The rest of the day consisted of dodging falling trees, a nicer meadow walk, and camping at treeline.

Trout Lake

This day actually went pretty well. We got up early so as to be able to walk on the snow easier, which helped a lot. The snow overall seemed less intense minus a section of steep snowfields that probably warranted an ice axe. Luckily, we hit it when it was a bit slushy, but not posthole-y and just went slow. The dogs did great and flew right across it!

We made pretty good time to Squaw Pass and started the hike up the next high point. I was definitely huffing and puffing up that hill! The dogs were just impatient with how slow I am.

It was at about this time that the w-i-n-d started to kick up again. What side of the ridge the trail was on drastically impacted how much we got blown around. On the bright side, we saw a golden eagle and met another hiker.

The day ended down at Trout Lake, where I made a terrible campsite choice. I tried hard to pick a spot that would be protected from the wind. Unfortunately, I didn’t try hard enough. Even with my tent completely guyed out, everything flapped all. Night. Long. It was cold too since we were at over 11,500 feet.

To Piedra Pass

Once again I struggled to get going early thanks to “lovely” weather. The dogs were miserable, I was miserable, and the wind continued to blow. I strongly considered taking the low route through the valleys, but ponied up and hiked back to the pass.

Once back on the CDT, the trail went behind the ridge and was much more protected. An improvement! We did have to wait about 20-30 minutes for the snow to thaw so that I could safely cross the steep snowfields to the knife’s edge.

After some nice basins where it almost felt like spring, we gained the ridge again. Fortunately, much of it was in the trees so relatively protected. In the afternoon we had more basins, with easy snow, and I entertained myself by singing songs from Frozen.

The day ended with more wind and a wrong turn down a trail that doesn’t exist on my maps, but still got us where we needed to go.

The views of the peaks from the pass were lovely and I found a campsite that was relatively protected behind a hill.

I haven’t been very hungry, but decided to have mac and cheese for dinner and the dogs got the leftovers. I did have to use a pen as a spoon because I lost my spork ☹️


Only 20 miles left to Wolf Creek Pass and wouldn’t you know it but we woke up to an inch of fresh snow. I very nearly did a “nope,” but once again the only way out was forward.

I ended up waiting for some of the clouds to burn off before putting on my frozen-solid shoes to pack up camp.
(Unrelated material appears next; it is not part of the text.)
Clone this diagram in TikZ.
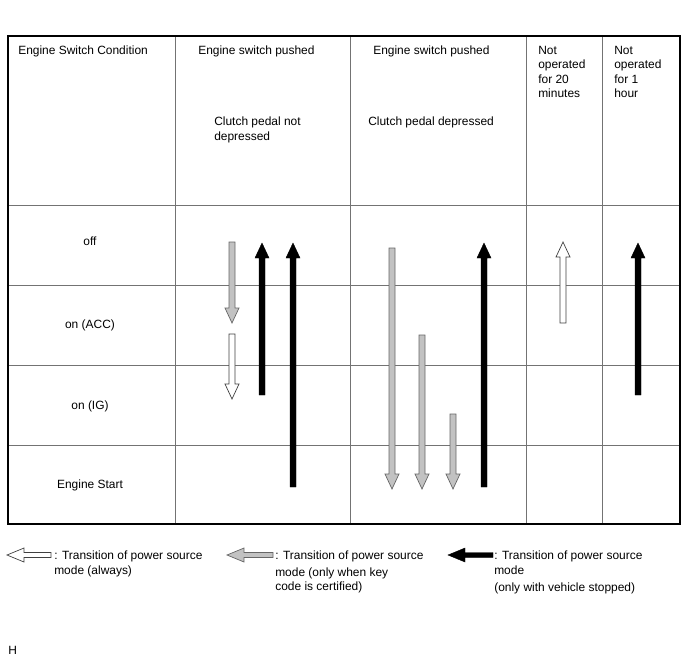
\documentclass[tikz,border=0pt]{standalone}
\usepackage{fontspec}
\setmainfont{Liberation Sans}
\usetikzlibrary{calc}
\definecolor{tablegray}{gray}{0.45}
\definecolor{keygray}{gray}{0.76}
\definecolor{keyedge}{gray}{0.40}

% vertical block arrow: style, x, y of tail, y of tip
\newcommand{\modearrow}[4]{%
  \pgfmathsetmacro{\hb}{#4-15*sign(#4-#3)}
  \draw[#1] (#2-3,#3) -- (#2-3,\hb) -- (#2-7,\hb) -- (#2,#4) -- (#2+7,\hb)
    -- (#2+3,\hb) -- (#2+3,#3) -- cycle;}
% horizontal block arrow for the key: style, y, x of tail, x of tip
\newcommand{\keyarrow}[4]{%
  \pgfmathsetmacro{\hb}{#4-17*sign(#4-#3)}
  \draw[#1] (#3,#2-2.5) -- (\hb,#2-2.5) -- (\hb,#2-7) -- (#4,#2) -- (\hb,#2+7)
    -- (\hb,#2+2.5) -- (#3,#2+2.5) -- cycle;}

\begin{document}
\begin{tikzpicture}[x=0.025cm,y=-0.025cm,
  txt/.style={font=\fontsize{8.5}{10.4}\selectfont,inner sep=0pt,align=left},
  always/.style={draw=black!75,fill=white,line width=0.5pt},
  keycode/.style={draw=keyedge,fill=keygray,line width=0.5pt},
  stopped/.style={draw=black,fill=black,line width=0.3pt}]
  \useasboundingbox (0,0) rectangle (688,658);

  % table
  \foreach \xx in {175,350,526,602}
    \draw[tablegray,line width=0.6pt] (\xx,36) -- (\xx,524);
  \foreach \yy in {205,285,365,445}
    \draw[tablegray,line width=0.6pt] (8,\yy) -- (680,\yy);
  \draw[black,line width=1.2pt] (8,36) rectangle (680,524);

  % headings
  \node[txt,anchor=base west] (hdcond) at (18,54) {Engine Switch Condition};
  \node[txt,anchor=base west] (hdpushA) at (198,54) {Engine switch pushed};
  \node[txt,anchor=north west] (clutchA) at (214,116.5) {Clutch pedal not\\depressed};
  \node[txt,anchor=base west] (hdpushB) at (373,54) {Engine switch pushed};
  \node[txt,anchor=base west] (clutchB) at (368,125) {Clutch pedal depressed};
  \node[txt,anchor=north west] (idle20) at (538,45.5) {Not\\operated\\for 20\\minutes};
  \node[txt,anchor=north west] (idle60) at (614,45.5) {Not\\operated\\for 1\\hour};

  % conditions
  \node[txt,anchor=base] (off) at (90,245) {off};
  \node[txt,anchor=base] (acc) at (90,328) {on (ACC)};
  \node[txt,anchor=base] (ign) at (90,409) {on (IG)};
  \node[txt,anchor=base] (start) at (90,488) {Engine Start};

  % transitions, clutch pedal not depressed
  \modearrow{keycode}{232}{242}{323}
  \modearrow{always}{232}{334}{399}
  \modearrow{stopped}{262}{395}{243}
  \modearrow{stopped}{293}{487}{243}
  % transitions, clutch pedal depressed
  \modearrow{keycode}{392}{248}{489}
  \modearrow{keycode}{422}{335}{489}
  \modearrow{keycode}{453}{414}{489}
  \modearrow{stopped}{484}{487}{243}
  % not operated
  \modearrow{always}{563}{323}{242}
  \modearrow{stopped}{638}{395}{243}

  % key
  \keyarrow{always}{555}{51}{7}
  \node[txt,anchor=north west] (keyA) at (54,550.5) {: Transition of power source\\mode (always)};
  \keyarrow{keycode}{555}{273}{227}
  \node[txt,anchor=north west] (keyB) at (275,550.5) {: Transition of power source\\[1.5pt]mode (only when key\\code is certified)};
  \keyarrow{stopped}{555}{493}{448}
  \node[txt,anchor=north west] (keyC) at (494,550.5) {: Transition of power source\\mode\\[2pt](only with vehicle stopped)};

  \node[txt,anchor=base west] (fig) at (8,654) {H};
\end{tikzpicture}
\end{document}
I wore practically all my layers until noon.

It felt more like mountaineering than thru-hiking with the snowy peaks and bitter wind. Needless to say I was pretty sour and slow for several hours. The wind trying to rip me off of the ridges didn’t help.

Over time things did finally thaw out and the wind reduced to a slightly safer speed. By the time we dropped down to Archuleta Lake things were starting to feel more like summer and my mood was much improved.

The rest of the walk to the pass was sunny and more what I hoped this hike would be like. We ran into three more NOBO CDT hikers on the way out who said the trail is pretty good south of Wolf Creek.

We finally reached the pass tired, but with gorgeous bluebird skies. I retrieved a few treats from our food cache to celebrate not dying in the Weminuche Wilderness.

Other Updates


The dogs are doing amazing considering the crazy terrain we’ve been hiking! Their paws are a bit beat up, but I’m monitoring closely and applying Musher’s Secret religiously. Neither one have been limping and both seem to be in good spirits!

Note: I’ll add more photos after finishing my hike!